In nostalgic, romantic thoughts of my childhood, January is a clean month, unhurried, uncluttered and quiet, gently covered with a soft blanket of snow.
The reality is quite different, because cold, snowy weather presents a number of challenges, including icy roads, or having to literally dig your car out of a snowbank after a blizzard. I'm not sure why I romanticize it as I do. January in North Dakota is hideously cold, but life has to go on anyway. Cattle have to be fed, even when it's 20 degrees below zero and the wind is blowing. People have to get to work, so their vehicles have heater blocks that can be plugged in overnight to ensure the engine will turn over in the morning. Parents send mummy-wrapped kids out the door to school. Surviving the frozen, snowy north isn't for wimps.
North Dakotans are survivors, but sometimes we had to admit defeat. On a New Year's Eve when I was fifteen or so, the temperature was 40 degrees. Below zero. The stiff wind pushed the wind chill factor to 80 below. On a night when we wanted to stay up late and party, we could not get warm. The wind forced its way through the cracks and single-pane windows of our old farmhouse. The valiant coal furnace couldn't keep up. The power was out; therefore no Dick Clark to bring in the New Year. We huddled and shivered on the couch, until at 9 pm we gave up and took refuge under the piles of quilts on our beds.
Still, there's something peaceful about a pristine covering of snow, particularly after the rush of the holidays. One of my favorite times of winter was, and still is, the week between Christmas and the New Year, when all the world takes a deep breath, reads a book, and polishes off the fudge.
When school starts up again, January in North Dakota always brings with it the glorious possibility of the one thing dear to a student's heart – school cancellations. If the predicted high for the day is 30 below, it's too dangerous to be out and about, and the buses aren't running. If the temperature has risen and it snows and the wind is blowing, you can't see a thing except a white swirl. You could get lost right outside your own front door.
I pity my children, who never experienced, as my siblings and I did, the agony of sitting at the breakfast table, hoping with all their hearts that school was canceled. We'd silently spoon our Cream of Wheat, watching the lovely sideways blowing snow, hoping desperately that our school was included in the long list of school closures being announced on the radio. We finally heard it, and our agony turned into snow day exhilaration. Followed by the realization that, because school officials tend to put off these decisions until the last possible moment (because everyone is dying to have school, and who knows, the weather could clear up at any moment), we'd been forced to get up at our usual time and be ready for the bus. We could have slept in, but now we were up and dressed.
My home is California now, where the natives think January is cold. I'll admit that fifty degrees with overcast skies has a bone-chilling effect. It can be pretty bleak and depressing. At least in North Dakota, the sub-zero weather makes it too cold to snow, and the sun shines brilliantly. Nothing lifts the spirits like gazing out the window at glittering, sparkling snow.

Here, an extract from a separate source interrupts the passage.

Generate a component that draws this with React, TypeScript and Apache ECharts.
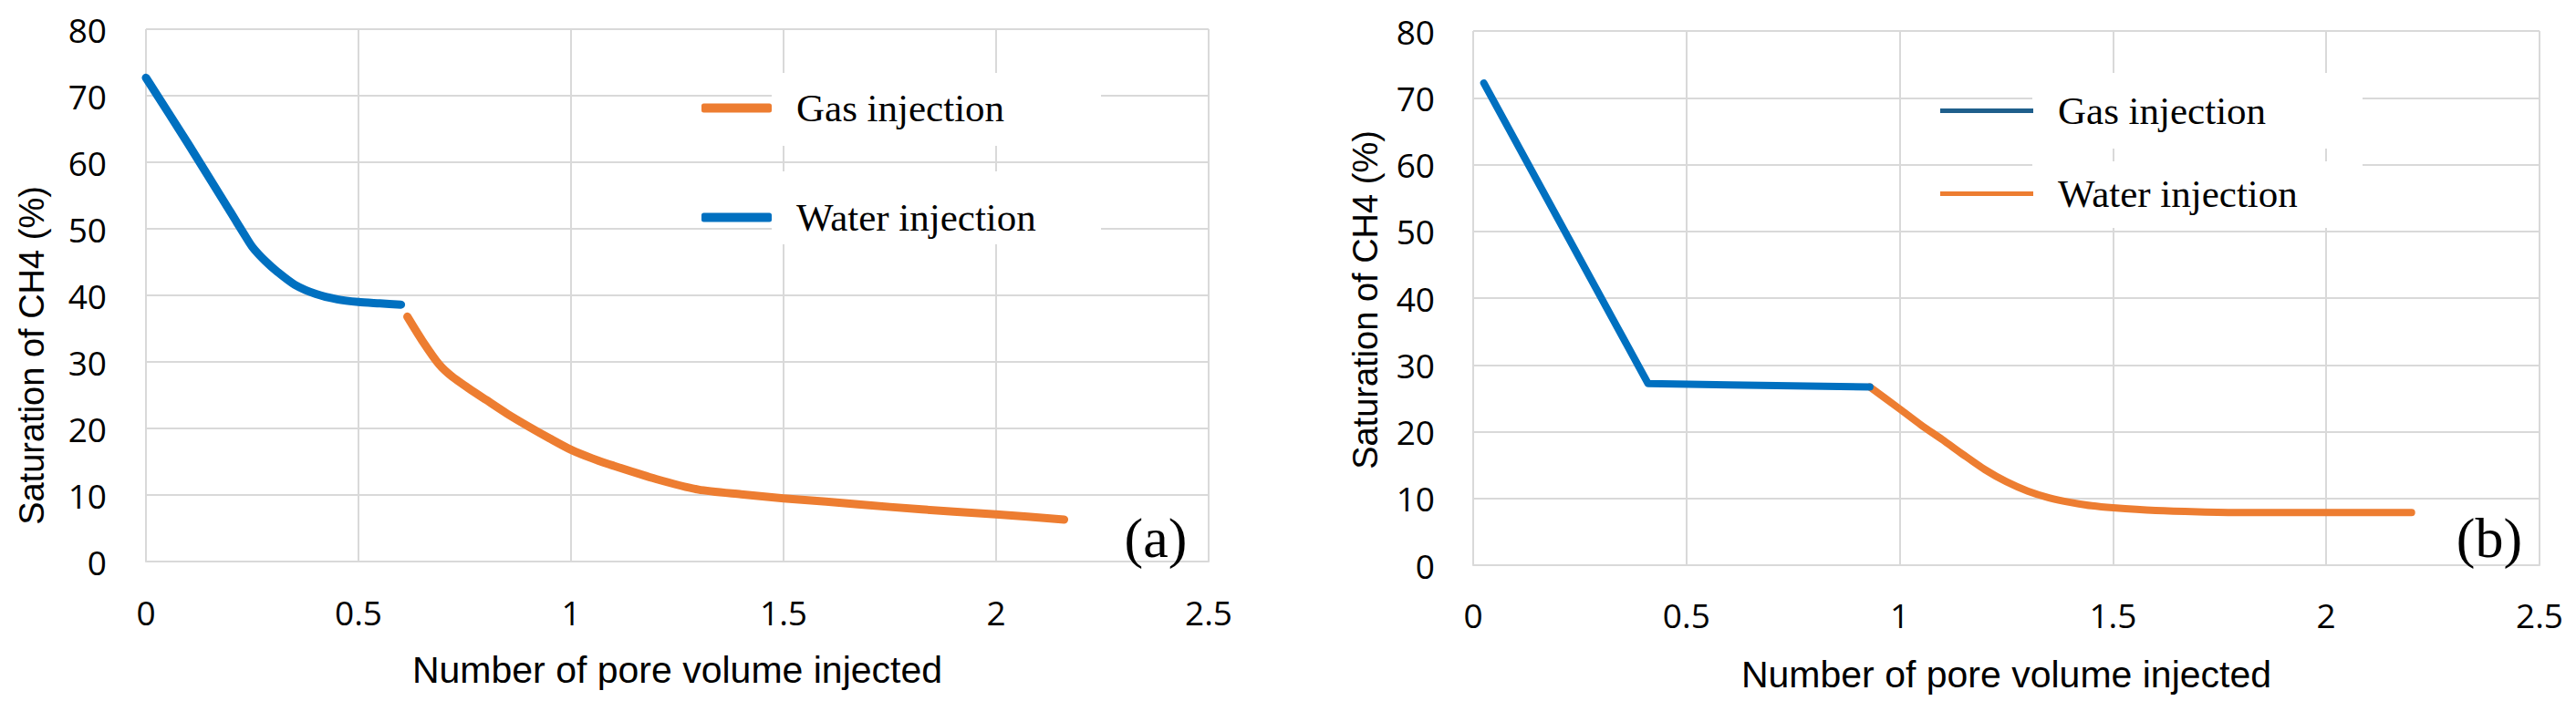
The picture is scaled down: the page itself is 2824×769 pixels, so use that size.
import React, { useEffect, useRef } from "react";
import * as echarts from "echarts";

// ---- data ----
const xTickInterval = 0.5;
const xMax = 2.5;
const yTickInterval = 10;
const yMax = 80;

// Panel (a)
const aWaterX = [0, 0.1, 0.2, 0.23, 0.25, 0.28, 0.31, 0.35, 0.4, 0.45, 0.5, 0.55, 0.6];
const aWaterY = [72.7, 62.7, 52.4, 49.3, 47.3, 45.2, 43.5, 41.6, 40.2, 39.4, 39.0, 38.8, 38.6];
const aGasX = [0.615, 0.65, 0.69, 0.72, 0.76, 0.8, 0.85, 0.9, 0.95, 1.0, 1.05, 1.1, 1.2, 1.3, 1.4, 1.5, 1.6, 1.75, 1.9, 2.0, 2.16];
const aGasY = [36.8, 33.2, 29.6, 27.8, 26.0, 24.3, 22.2, 20.3, 18.5, 16.8, 15.5, 14.4, 12.4, 10.8, 10.1, 9.5, 9.0, 8.2, 7.5, 7.1, 6.3];

// Panel (b)
const bGasX = [0.025, 0.41, 0.6, 0.93];
const bGasY = [72.2, 27.2, 27.0, 26.7];
const bWaterX = [0.93, 1.0, 1.05, 1.1, 1.15, 1.2, 1.25, 1.3, 1.35, 1.4, 1.45, 1.5, 1.6, 1.7, 1.8, 2.0, 2.2];
const bWaterY = [26.7, 23.4, 21.0, 18.8, 16.5, 14.3, 12.5, 11.1, 10.1, 9.4, 8.9, 8.6, 8.2, 8.0, 7.9, 7.9, 7.9];

const seriesNames = ["Gas injection", "Water injection"];
const panelLabels = ["(a)", "(b)"];
const xTitle = "Number of pore volume injected";
const yTitle = "Saturation of CH4 (%)";

const ORANGE = "#ED7D31";
const BLUE = "#0070C0";
const DARKBLUE = "#1F5F8C";
const GRID = "#D9D9D9";

const zip = (xs: number[], ys: number[]) => xs.map((x, i) => [x, ys[i]]);

const TICK_FONT = "'Open Sans', 'Noto Sans', sans-serif";
const TITLE_FONT = "'Liberation Sans', Arial, sans-serif";
const SERIF = "'Liberation Serif', 'DejaVu Serif', serif";

export default function App() {
  const ref = useRef<HTMLDivElement>(null);

  useEffect(() => {
    document.body.style.margin = "0";
    if (!ref.current) return;
    const chart = echarts.init(ref.current, undefined, { renderer: "svg" });

    const mkX = (gridIndex: number, nameGap: number, labelMargin: number) => ({
      type: "value",
      gridIndex,
      min: 0,
      max: xMax,
      interval: xTickInterval,
      name: xTitle,
      nameLocation: "middle",
      nameGap,
      nameTextStyle: { fontFamily: TITLE_FONT, fontSize: 41, color: "#000" },
      axisLine: { show: true, lineStyle: { color: GRID, width: 2 } },
      axisTick: { show: false },
      axisLabel: {
        margin: labelMargin,
        fontFamily: TICK_FONT,
        fontSize: 37,
        color: "#000",
      },
      splitLine: { show: true, lineStyle: { color: GRID, width: 2 } },
    });
    const mkY = (gridIndex: number, labelMargin: number) => ({
      type: "value",
      gridIndex,
      min: 0,
      max: yMax,
      interval: yTickInterval,
      axisLine: { show: false },
      axisTick: { show: false },
      axisLabel: {
        margin: labelMargin,
        fontFamily: TICK_FONT,
        fontSize: 37,
        color: "#000",
      },
      splitLine: { show: true, lineStyle: { color: GRID, width: 2 } },
    });

    const mkLegend = (
      name: string,
      left: number,
      top: number,
      color: string,
      w: number,
      h: number,
      icon: string
    ) => ({
      left,
      top,
      padding: 0,
      itemWidth: w,
      itemHeight: h,
      icon,
      selectedMode: false,
      data: [{ name, itemStyle: { color }, icon }],
      textStyle: {
        fontFamily: SERIF,
        fontSize: 43,
        color: "#000",
        padding: [0, 0, 0, 22],
      },
    });

    const lineSeries = (
      name: string,
      idx: number,
      xs: number[],
      ys: number[],
      color: string,
      width: number,
      smooth: number | boolean
    ) => ({
      name,
      type: "line",
      xAxisIndex: idx,
      yAxisIndex: idx,
      data: zip(xs, ys),
      showSymbol: false,
      symbol: "none",
      smooth,
      lineStyle: { color, width, cap: "round", join: "round" },
      itemStyle: { color },
    });

    chart.setOption({
      animation: false,
      backgroundColor: "#fff",
      grid: [
        { left: 160, top: 32, width: 1165, height: 584 },
        { left: 1615, top: 34, width: 1169, height: 586 },
      ],
      xAxis: [mkX(0, 98, 37), mkX(1, 99, 36)],
      yAxis: [mkY(0, 43), mkY(1, 42)],
      legend: [
        mkLegend(seriesNames[0], 769, 97, ORANGE, 77, 10, "roundRect"),
        mkLegend(seriesNames[1], 769, 217, BLUE, 77, 10, "roundRect"),
        mkLegend(seriesNames[0], 2127, 100, DARKBLUE, 102, 5, "rect"),
        mkLegend(seriesNames[1], 2127, 191, ORANGE, 102, 5, "rect"),
      ],
      graphic: [
        { type: "rect", z: 1, shape: { x: 846, y: 80, width: 361, height: 80 }, style: { fill: "#fff" } },
        { type: "rect", z: 1, shape: { x: 846, y: 188, width: 361, height: 80 }, style: { fill: "#fff" } },
        { type: "rect", z: 1, shape: { x: 2228, y: 80, width: 362, height: 83 }, style: { fill: "#fff" } },
        { type: "rect", z: 1, shape: { x: 2228, y: 177, width: 362, height: 73 }, style: { fill: "#fff" } },
        {
          type: "text",
          z: 5,
          x: 35,
          y: 390,
          rotation: Math.PI / 2,
          style: { text: yTitle, font: `38px ${TITLE_FONT}`, fill: "#000", align: "center", verticalAlign: "middle" },
        },
        {
          type: "text",
          z: 5,
          x: 1497,
          y: 329,
          rotation: Math.PI / 2,
          style: { text: yTitle, font: `38px ${TITLE_FONT}`, fill: "#000", align: "center", verticalAlign: "middle" },
        },
        {
          type: "text",
          z: 5,
          x: 1267,
          y: 590,
          style: { text: panelLabels[0], font: `62px ${SERIF}`, fill: "#000", align: "center", verticalAlign: "middle" },
        },
        {
          type: "text",
          z: 5,
          x: 2729,
          y: 590,
          style: { text: panelLabels[1], font: `62px ${SERIF}`, fill: "#000", align: "center", verticalAlign: "middle" },
        },
      ],
      series: [
        lineSeries(seriesNames[1], 0, aWaterX, aWaterY, BLUE, 9, 0.25),
        lineSeries(seriesNames[0], 0, aGasX, aGasY, ORANGE, 9, 0.25),
        lineSeries(seriesNames[1], 1, bWaterX, bWaterY, ORANGE, 8, 0.25),
        lineSeries(seriesNames[0], 1, bGasX, bGasY, BLUE, 8, false),
      ],
    });

    return () => chart.dispose();
  }, []);

  return <div ref={ref} style={{ width: 2824, height: 769 }} />;
}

But when friends here take trips to the snowy mountains, a little over two hours away, and wonder if we miss snow and would like to go see it, we say, “No thanks. We've seen it.”
Two of my brothers are also in that frame of mind. One lives in the Northwest, with its perpetual rain and clouds, and says at least he doesn't have to shovel it. Another brother has declared he will never ever spend another winter in North Dakota, and makes a yearly escape to Arizona. This is the same brother who attached a snowplow to the front of his truck one winter when the snow drifted constantly week after week. If the roads were clear when he drove to town, they'd all be drifted shut two hours later when he tried to drive home. So he just plowed as he drove. He sees no romance in snow whatsoever.
Even with gray skies, I don't mind January in California, where it's just cold enough and dreary enough to remind me of what I left behind. Where the warmth of a fireplace is comforting, but I can go for a walk without endangering my life.
I'm proud of my North Dakota roots. Living through those winters built character. But I agree with whoever said, “My favorite part of winter is watching it on TV from California.”